On Mon, 17 Sep 2018 at 17:08, Antoine Pitrou <anto...@python.org> wrote:
>
> Paul Moore wrote:
> > I'm not really familiar with manylinux1, but I'd be concerned if we
> > started getting bug reports on pip because we installed a library that
> > claimed to be manylinux1 and was failing because it wasn't. (And yes,
> > packaging errors like this are a common source of pip bug reports).
> >
> > It seems to me that it's defeating the purpose of having standards if
> > people aren't willing to follow them...
>
> I agree with that. OTOH it seems providing binary wheels is generally a strong
> demand from the community. I would be fine with only providing conda packages 
> myself.

I'm not going to argue conda vs wheels. As you've noted there's strong
community interest in having wheels, but it's up to you whether you
prefer to satisfy that interest or not.

I will say that if there are problems with the existing standards that
cause you issues in distributing your packages as wheels, then working
with the community to address those issues with the standards is what
I'd recommend.
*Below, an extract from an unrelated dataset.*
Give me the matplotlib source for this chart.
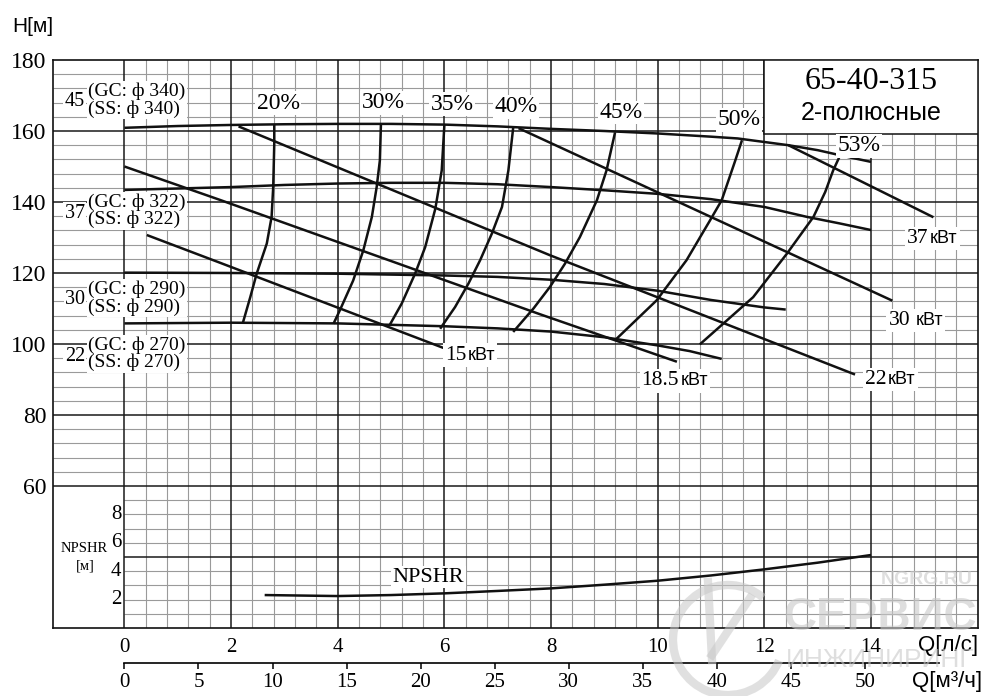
import matplotlib
matplotlib.use('Agg')
import matplotlib.pyplot as plt
from matplotlib.patches import Rectangle, Arc
from matplotlib.offsetbox import TextArea, HPacker, AnnotationBbox

SERIF = 'Liberation Serif'
SANS = 'Liberation Sans'

# axis ticks
q_ticks = [0, 2, 4, 6, 8, 10, 12, 14]
qm_ticks = [0, 5, 10, 15, 20, 25, 30, 35, 40, 45, 50]
h_ticks = [60, 80, 100, 120, 140, 160, 180]
npshr_ticks = [2, 4, 6, 8]

# H-Q curves for each impeller diameter (Q in l/s, H in m)
d340_q = [0, 1, 2, 3, 4, 5, 6, 7, 8, 9, 10, 11, 11.5, 12, 12.45, 13, 13.5, 14]
d340_h = [160.9, 161.4, 161.7, 161.9, 162.0, 162.0, 161.8, 161.3, 160.6, 160.0, 159.3, 158.4, 157.9, 156.9, 156.0, 154.6, 152.9, 151.3]
d322_q = [0, 1, 2, 3, 4, 5, 6, 7, 8, 9, 10, 11, 12, 12.8, 13.4, 14]
d322_h = [143.4, 143.8, 144.2, 144.8, 145.2, 145.4, 145.4, 145.0, 144.2, 143.3, 142.3, 140.8, 138.6, 135.8, 134.0, 132.1]
d290_q = [0, 2, 4, 6, 7, 8, 9, 10, 11, 12, 12.4]
d290_h = [120.1, 120.0, 119.8, 119.3, 118.9, 118.1, 116.9, 115.0, 112.4, 110.3, 109.7]
d270_q = [0, 2, 4, 6, 7, 8, 9, 10, 10.6, 11.2]
d270_h = [105.8, 106.0, 105.8, 105.0, 104.4, 103.5, 101.9, 99.6, 98.0, 95.8]

# power lines
p15_q = [0.42, 1.79, 5.98]
p15_h = [130.7, 122.9, 98.9]
p185_q = [0, 1.79, 7.77, 10.36]
p185_h = [150.0, 140.6, 108.5, 95.0]
p22_q = [2.14, 7.98, 13.7]
p22_h = [161.3, 125.0, 91.4]
p30_q = [7.39, 14.4]
p30_h = [160.8, 112.2]
p37_q = [12.45, 15.17]
p37_h = [156.0, 135.7]

# efficiency arcs
e20_q = [2.81, 2.81, 2.79, 2.76, 2.67, 2.48, 2.36, 2.22]
e20_h = [161.8, 156.4, 144.2, 135.8, 128.3, 119.8, 113.2, 105.9]
e30_q = [4.81, 4.79, 4.73, 4.64, 4.48, 4.29, 4.04, 3.92]
e30_h = [161.9, 151.7, 144.2, 135.8, 126.4, 117.9, 109.5, 105.7]
e35_q = [6.0, 5.95, 5.83, 5.64, 5.45, 5.2, 4.98]
e35_h = [161.8, 148.9, 138.1, 127.3, 119.8, 111.4, 105.5]
e40_q = [7.29, 7.2, 7.08, 6.89, 6.67, 6.45, 6.2, 5.92]
e40_h = [160.9, 148.9, 138.6, 131.1, 123.6, 117.0, 110.4, 104.3]
e45_q = [9.2, 9.04, 8.86, 8.54, 8.26, 7.98, 7.67, 7.29]
e45_h = [159.6, 148.9, 140.5, 130.1, 122.6, 116.1, 110.0, 103.4]
e50_q = [11.58, 11.45, 11.2, 10.98, 10.54, 9.98, 9.23]
e50_h = [157.4, 151.5, 140.5, 134.8, 123.6, 112.3, 101.5]
e53_q = [13.41, 13.29, 13.14, 12.92, 12.42, 11.79, 10.79]
e53_h = [152.8, 148.9, 142.8, 135.8, 125.4, 113.2, 99.9]

# NPSHR curve
npshr_q = [2.63, 4, 5, 6, 7, 8, 9, 10, 11, 12, 13, 14]
npshr_m = [2.32, 2.25, 2.32, 2.44, 2.61, 2.79, 3.05, 3.33, 3.7, 4.13, 4.6, 5.14]

QMIN, QMAX = -4 / 3, 16

fig = plt.figure(figsize=(10, 6.96), dpi=100)
ax = fig.add_axes([0.0533, 0.0977, 0.9244, 0.8161])
ax.set_xlim(QMIN, QMAX)
ax.set_ylim(20, 180)

# grid paper
minor_c = '#9a9a9a'
major_c = '#1a1a1a'
for i in range(1, 40):
    if i % 5:
        ax.axvline(i * 0.4, color=minor_c, lw=0.8, zorder=1)
for h in range(24, 180, 4):
    if h % 20:
        ax.hlines(h, QMIN if h > 60 else 0, QMAX, color=minor_c, lw=0.8, zorder=1)
for q in q_ticks:
    ax.axvline(q, color=major_c, lw=1.1, zorder=1.5)
for h in range(40, 180, 20):
    ax.hlines(h, QMIN if h >= 60 else 0, QMAX, color=major_c, lw=1.1, zorder=1.5)
for s in ax.spines.values():
    s.set_linewidth(1.2)
    s.set_color('#111')

ax.set_yticks(h_ticks)
ax.set_yticklabels([str(v) for v in h_ticks], family=SERIF, fontsize=17)
ax.set_xticks(q_ticks)
ax.set_xticklabels([str(v) for v in q_ticks], family=SERIF, fontsize=15)
ax.tick_params(axis='y', length=0, pad=5)
ax.tick_params(axis='x', length=0, pad=7)

# title box
ax.add_patch(Rectangle((12, 159.2), 4, 20.8, fc='white', ec='#111', lw=1.1, zorder=3))
ax.text(14, 173.9, '65-40-315', ha='center', va='center', family=SERIF, fontsize=23, zorder=4)
ax.text(14, 165.0, '2-полюсные', ha='center', va='center', family=SANS, fontsize=18, zorder=4)

line_kw = dict(color='#111', lw=1.8, zorder=4, solid_capstyle='butt', solid_joinstyle='round')
for qs, hs in [(d340_q, d340_h), (d322_q, d322_h), (d290_q, d290_h), (d270_q, d270_h),
               (p15_q, p15_h), (p185_q, p185_h), (p22_q, p22_h), (p30_q, p30_h), (p37_q, p37_h),
               (e20_q, e20_h), (e30_q, e30_h), (e35_q, e35_h), (e40_q, e40_h),
               (e45_q, e45_h), (e50_q, e50_h), (e53_q, e53_h)]:
    ax.plot(qs, hs, **line_kw)

white = dict(fc='white', ec='none', pad=1)

# efficiency labels
for txt, q, h in [('20%', 2.88, 167.8), ('30%', 4.85, 167.9), ('35%', 6.15, 167.6),
                  ('40%', 7.35, 166.8), ('45%', 9.31, 165.2), ('50%', 11.53, 163.1),
                  ('53%', 13.78, 155.8)]:
    ax.text(q, h, txt, ha='center', va='center', family=SERIF, fontsize=17, bbox=white, zorder=5)

# impeller labels
for num, d, hmid, hnum in [('45', '340', 168.7, 168.3), ('37', '322', 137.5, 136.9),
                           ('30', '290', 112.9, 112.4), ('22', '270', 97.25, 96.6)]:
    ax.text(-0.74, hnum, num, ha='right', va='center', family=SERIF, fontsize=14.5, bbox=white, zorder=5)
    ax.text(-0.675, hmid, '(GC: ф %s)\n(SS: ф %s)' % (d, d), ha='left', va='center',
            family=SERIF, fontsize=14, linespacing=1.0, bbox=white, zorder=5)


def kw_label(num, q, h, sep=1):
    parts = [TextArea(num, textprops=dict(family=SERIF, fontsize=15.5)),
             TextArea('кВт', textprops=dict(family=SANS, fontsize=13))]
    box = HPacker(children=parts, align='baseline', pad=0, sep=sep)
    ab = AnnotationBbox(box, (q, h), frameon=True, pad=0.15,
                        bboxprops=dict(fc='white', ec='none'), zorder=5)
    ax.add_artist(ab)


kw_label('15', 6.48, 96.9)
kw_label('18.5', 10.32, 89.6)
kw_label('22', 14.36, 89.9)
kw_label('30', 14.84, 106.6, sep=4)
kw_label('37', 15.15, 129.8)

# NPSHR on its own scale (0..40 m over the whole plot height)
axn = ax.twinx()
axn.set_ylim(0, 40)
axn.set_yticks([])
for s in axn.spines.values():
    s.set_visible(False)
axn.plot(npshr_q, npshr_m, **line_kw)
for v in npshr_ticks:
    axn.text(-0.06, v, str(v), ha='right', va='center', family=SERIF, fontsize=15, zorder=5)
axn.text(5.7, 3.59, 'NPSHR', ha='center', va='center', family=SERIF, fontsize=16, bbox=white, zorder=5)
axn.text(-0.76, 5.63, 'NPSHR', ha='center', va='center', family=SERIF, fontsize=10.5)
axn.text(-0.74, 4.37, '[м]', ha='center', va='center', family=SERIF, fontsize=10.5)

# second flow axis in m3/h
axm = fig.add_axes([0.0533, 0.0474, 0.9244, 0.0001])
axm.set_xlim(QMIN * 3.6, QMAX * 3.6)
axm.set_yticks([])
axm.patch.set_visible(False)
for side in ['top', 'left', 'right']:
    axm.spines[side].set_visible(False)
axm.spines['bottom'].set_bounds(0, 55)
axm.spines['bottom'].set_linewidth(1.2)
axm.set_xticks(qm_ticks)
axm.set_xticklabels([str(v) for v in qm_ticks], family=SERIF, fontsize=15)
axm.tick_params(axis='x', direction='out', length=4, width=1.1, pad=3)

fig.text(0.012, 1 - 27 / 696, 'H[м]', ha='left', va='center', family=SANS, fontsize=15)
fig.text(0.978, 1 - 645 / 696, 'Q[л/с]', ha='right', va='center', family=SANS, fontsize=16)
fig.text(0.982, 1 - 682 / 696, 'Q[м³/ч]', ha='right', va='center', family=SANS, fontsize=16)

# watermark
wm_c = '#c8c8c8'
wm = dict(color=wm_c, alpha=0.6, ha='center', va='center', family=SANS, zorder=10)
fig.text(0.927, 1 - 580 / 696, 'NGRG.RU', fontsize=14, weight='bold', **wm)
fig.text(0.88, 1 - 618 / 696, 'СЕРВИС', fontsize=33, weight='bold', **wm)
fig.text(0.88, 1 - 660 / 696, 'ИНЖИНИРИНГ', fontsize=19, **wm)
fig.add_artist(Arc((0.728, 1 - 640 / 696), 0.11, 0.11 * 1000 / 696, theta1=60, theta2=330,
                   transform=fig.transFigure, color=wm_c, alpha=0.55, lw=6, zorder=10))
fig.add_artist(plt.Line2D([0.708, 0.712], [1 - 582 / 696, 1 - 660 / 696],
                          transform=fig.transFigure, color=wm_c, alpha=0.55, lw=6, zorder=10))
fig.add_artist(plt.Line2D([0.712, 0.75], [1 - 655 / 696, 1 - 598 / 696],
                          transform=fig.transFigure, color=wm_c, alpha=0.55, lw=6, zorder=10))

fig.savefig('out.png', dpi=100)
It's hard to see how anyone other than you could be
better placed to explain the issues you face and propose solutions. On
the other hand, no-one's forcing you to participate in the standards
process, it's fine (as I said) if you prefer not to distribute
manylinux1 wheels.

What's not fine (IMO) is to effectively sabotage the standards process
by distributing wheels that claim to conform to it but which actually
don't. That makes life harder for everyone trying to make the
standards work. I really appreciate the fact that you raised the
question rather than simply doing so - once such wheels are published,
it'd be hard to track what's going on, much less address the issue.

> By the way other packages are already doing worse:
> https://github.com/tensorflow/tensorflow/issues/8802

I know tensorflow have issues that the current standards don't really
address. I believe they are discussing solutions in various places
like the packaging issues and the wheel tracker. I wasn't aware that
in the meantime they were distributing non-conformant wheels. That's
not good, as you yourself state in
https://github.com/tensorflow/tensorflow/issues/8802#issuecomment-401703703.

FWIW, my understanding is that the libc restriction is to ensure
compatibility with one of the older but supported RHEL versions (6?).
I can appreciate that this might not be an important use case for some
projects.

Some final thoughts:

1. It sounds like manylinux2010 may be what you want. If you (the
general "you" here - any project for which manylinux1 isn't
sufficient) can't help move that effort forward, then you'll probably
have to wait until those who can get it finalised.
2. Maybe there's value in a tag that emphasises "current hardware"
more than backward compatibility? I don't know how such a thing could
be usefully defined - it may not even be possible in any real sense -
but that's a whole other standard proposal.

Paul

PS I'm assuming we're talking about publishing *on PyPI* - what people
do on a private index is their own concern.